## TASK DIRECTIONS
Locate the word "with" in the data below, then copy every line that holds it.

──────────────────────────────

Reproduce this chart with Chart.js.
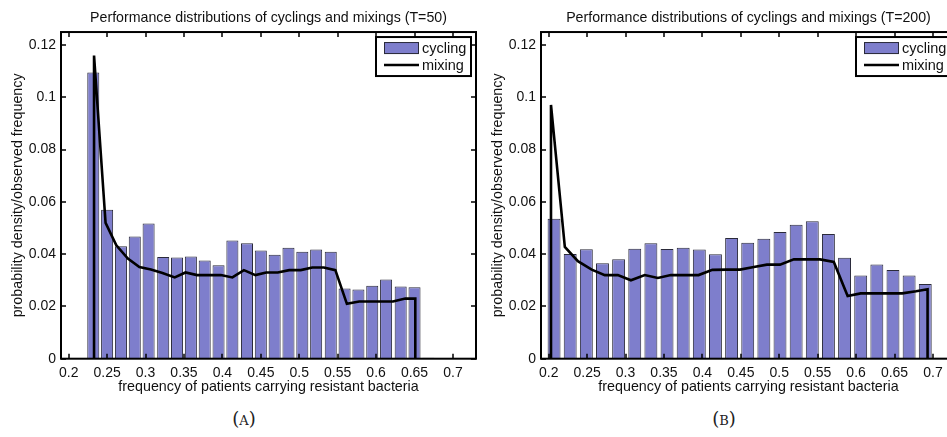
<!DOCTYPE html>
<html>
<head>
<meta charset="utf-8">
<script src="https://cdn.jsdelivr.net/npm/chart.js@4.4.1/dist/chart.umd.min.js"></script>
<style>
  html, body { margin: 0; padding: 0; background: #fff; overflow: hidden; width: 947px; height: 437px; }
  canvas { position: absolute; top: 0; }
  #chartA { left: 0; }
  #chartB { left: 480px; }
  .caption { position: absolute; top: 408px; font-family: "DejaVu Serif", "Liberation Serif", serif; font-size: 18px; line-height: 21px; color: #222; transform: translateX(-50%); }
</style>
</head>
<body>
<canvas id="chartA" width="490" height="400"></canvas>
<canvas id="chartB" width="490" height="400"></canvas>
<div class="caption" style="left:244px">(<span style="font-variant:small-caps">a</span>)</div>
<div class="caption" style="left:724px">(<span style="font-variant:small-caps">b</span>)</div>
<script>
const xTickLabels = ['0.2', '0.25', '0.3', '0.35', '0.4', '0.45', '0.5', '0.55', '0.6', '0.65', '0.7'];
const yTickLabels = ['0', '0.02', '0.04', '0.06', '0.08', '0.1', '0.12'];

// T=50
const binsA = [0.232, 0.250, 0.268, 0.286, 0.304, 0.323, 0.341, 0.359, 0.377, 0.395, 0.413, 0.432, 0.450,
  0.468, 0.486, 0.504, 0.522, 0.541, 0.559, 0.577, 0.595, 0.613, 0.632, 0.650, 0.668];
const cyclingA = [0.1095, 0.0570, 0.0430, 0.0468, 0.0517, 0.0389, 0.0387, 0.0391, 0.0376, 0.0358, 0.0452,
  0.0442, 0.0414, 0.0398, 0.0425, 0.0409, 0.0418, 0.0409, 0.0269, 0.0265, 0.0279, 0.0303, 0.0276, 0.0273, 0.0004];
const mixXA = [0.233, 0.233, 0.248, 0.262, 0.277, 0.292, 0.307, 0.322, 0.338, 0.352, 0.367, 0.382, 0.398,
  0.413, 0.428, 0.443, 0.457, 0.472, 0.487, 0.502, 0.517, 0.532, 0.547, 0.562, 0.578, 0.593, 0.608, 0.622,
  0.638, 0.651, 0.651];
const mixingA = [0, 0.116, 0.052, 0.0434, 0.0383, 0.0351, 0.0341, 0.0328, 0.0311, 0.033, 0.032, 0.032, 0.032,
  0.0311, 0.0339, 0.032, 0.033, 0.033, 0.0339, 0.0339, 0.0349, 0.0349, 0.0339, 0.021, 0.0219, 0.0219, 0.0219,
  0.0219, 0.023, 0.023, 0];

// T=200
const binsB = [0.207, 0.228, 0.249, 0.270, 0.291, 0.312, 0.333, 0.354, 0.375, 0.396, 0.417, 0.438, 0.459,
  0.480, 0.501, 0.522, 0.543, 0.564, 0.585, 0.606, 0.627, 0.648, 0.669, 0.690, 0.711];
const cyclingB = [0.0536, 0.0401, 0.0419, 0.0365, 0.0381, 0.0421, 0.0442, 0.0420, 0.0425, 0.0418, 0.0400,
  0.0462, 0.0444, 0.0459, 0.0485, 0.0513, 0.0526, 0.0477, 0.0386, 0.0318, 0.0360, 0.0339, 0.0318, 0.0286, 0.0004];
const mixXB = [0.203, 0.203, 0.221, 0.238, 0.256, 0.273, 0.290, 0.307, 0.325, 0.342, 0.359, 0.377, 0.395,
  0.413, 0.432, 0.449, 0.467, 0.484, 0.501, 0.519, 0.536, 0.553, 0.571, 0.589, 0.606, 0.623, 0.641, 0.660,
  0.678, 0.693, 0.693];
const mixingB = [0, 0.0971, 0.0428, 0.0373, 0.0341, 0.032, 0.032, 0.030, 0.032, 0.0309, 0.032, 0.032, 0.032,
  0.034, 0.0341, 0.0341, 0.0351, 0.036, 0.036, 0.038, 0.038, 0.038, 0.037, 0.024, 0.025, 0.025, 0.025, 0.025,
  0.0258, 0.0266, 0];

const FONT = '"Liberation Sans", Arial, Helvetica, sans-serif';
const BAR_FILL = 'rgb(126,126,204)';
const BAR_EDGE = '#2a2a3a';

// matlab style box with inward ticks on all four sides
const frameBox = {
  id: 'frameBox',
  afterDatasetsDraw(chart) {
    const { ctx, chartArea: a, scales: { x, y } } = chart;
    ctx.save();
    ctx.strokeStyle = '#000';
    ctx.lineWidth = 1.5;
    ctx.beginPath();
    x.ticks.forEach((t) => {
      const px = Math.round(x.getPixelForValue(t.value));
      ctx.moveTo(px, a.bottom); ctx.lineTo(px, a.bottom - 5);
      ctx.moveTo(px, a.top); ctx.lineTo(px, a.top + 5);
    });
    y.ticks.forEach((t) => {
      const py = Math.round(y.getPixelForValue(t.value));
      ctx.moveTo(a.left, py); ctx.lineTo(a.left + 5, py);
      ctx.moveTo(a.right, py); ctx.lineTo(a.right - 5, py);
    });
    ctx.stroke();
    ctx.lineWidth = 2;
    ctx.strokeRect(a.left, a.top, a.right - a.left, a.bottom - a.top);
    ctx.restore();
  },
};

const boxLegend = {
  id: 'boxLegend',
  afterDraw(chart) {
    const { ctx, chartArea: a } = chart;
    const [bars, line] = chart.data.datasets;
    const left = a.right - 100;
    const top = a.top + 5;
    ctx.save();
    ctx.fillStyle = '#fff';
    ctx.fillRect(left, top, 95, 39);
    ctx.lineWidth = 2;
    ctx.strokeStyle = '#000';
    ctx.strokeRect(left, top, 95, 39);
    ctx.fillStyle = bars.backgroundColor;
    ctx.fillRect(left + 8, top + 5, 35, 12);
    ctx.lineWidth = 1;
    ctx.strokeStyle = BAR_EDGE;
    ctx.strokeRect(left + 8.5, top + 5.5, 34, 11);
    ctx.lineWidth = 2.5;
    ctx.strokeStyle = line.borderColor;
    ctx.beginPath();
    ctx.moveTo(left + 8, top + 28);
    ctx.lineTo(left + 43, top + 28);
    ctx.stroke();
    ctx.fillStyle = '#111';
    ctx.font = '14.5px ' + FONT;
    ctx.textBaseline = 'alphabetic';
    ctx.fillText(bars.label, left + 46, top + 16);
    ctx.fillText(line.label, left + 46, top + 33);
    ctx.restore();
  },
};

function makeChart(canvas, title, bins, cycling, mixX, mixing, barPct) {
  return new Chart(canvas, {
    type: 'bar',
    data: {
      datasets: [
        {
          label: 'cycling',
          data: bins.map((b, i) => ({ x: b, y: cycling[i] })),
          backgroundColor: BAR_FILL,
          borderColor: BAR_EDGE,
          borderWidth: 1,
          barPercentage: barPct,
          categoryPercentage: 1,
          order: 1,
        },
        {
          type: 'line',
          label: 'mixing',
          data: mixX.map((v, i) => ({ x: v, y: mixing[i] })),
          borderColor: '#000',
          borderWidth: 2.6,
          pointRadius: 0,
          tension: 0,
          fill: false,
          order: 0,
        },
      ],
    },
    options: {
      responsive: false,
      animation: false,
      layout: { padding: { left: 0, right: 14, top: 0, bottom: 0 } },
      plugins: {
        legend: { display: false },
        tooltip: { enabled: false },
        title: {
          display: true,
          text: title,
          fullSize: false,
          color: '#111',
          font: { family: FONT, size: 14.2, weight: 'normal' },
          padding: { top: 9.2, bottom: 5.8 },
        },
      },
      scales: {
        x: {
          type: 'linear',
          min: 0.19,
          max: 0.73,
          offset: false,
          grid: { display: false, drawTicks: false },
          border: { display: false },
          ticks: {
            stepSize: 0.05,
            includeBounds: false,
            autoSkip: false,
            maxRotation: 0,
            padding: 6,
            color: '#111',
            font: { family: FONT, size: 14 },
            callback: (v, i) => xTickLabels[i],
          },
          title: {
            display: true,
            text: 'frequency of patients carrying resistant bacteria',
            color: '#111',
            font: { family: FONT, size: 14.3 },
            padding: { top: 0, bottom: 4.3 },
          },
          afterFit: (scale) => { scale.height = 41.3; },
        },
        y: {
          min: 0,
          max: 0.125,
          grid: { display: false, drawTicks: false },
          border: { display: false },
          ticks: {
            stepSize: 0.02,
            includeBounds: false,
            padding: 5,
            color: '#111',
            font: { family: FONT, size: 14 },
            callback: (v, i) => yTickLabels[i],
          },
          title: {
            display: true,
            text: 'probability density/observed frequency',
            color: '#111',
            font: { family: FONT, size: 14.3 },
            padding: { top: 9.4, bottom: 0 },
          },
          afterFit: (scale) => { scale.width = 61; },
        },
      },
    },
    plugins: [frameBox, boxLegend],
  });
}

makeChart(document.getElementById('chartA'), 'Performance distributions of cyclings and mixings (T=50)',
  binsA, cyclingA, mixXA, mixingA, 0.87);
makeChart(document.getElementById('chartB'), 'Performance distributions of cyclings and mixings (T=200)',
  binsB, cyclingB, mixXB, mixingB, 0.8);
</script>
</body>
</html>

──────────────────────────────

## COMPLETED EXERCISE
Reproduce this chart with Chart.js.
// matlab style box with inward ticks on all four sides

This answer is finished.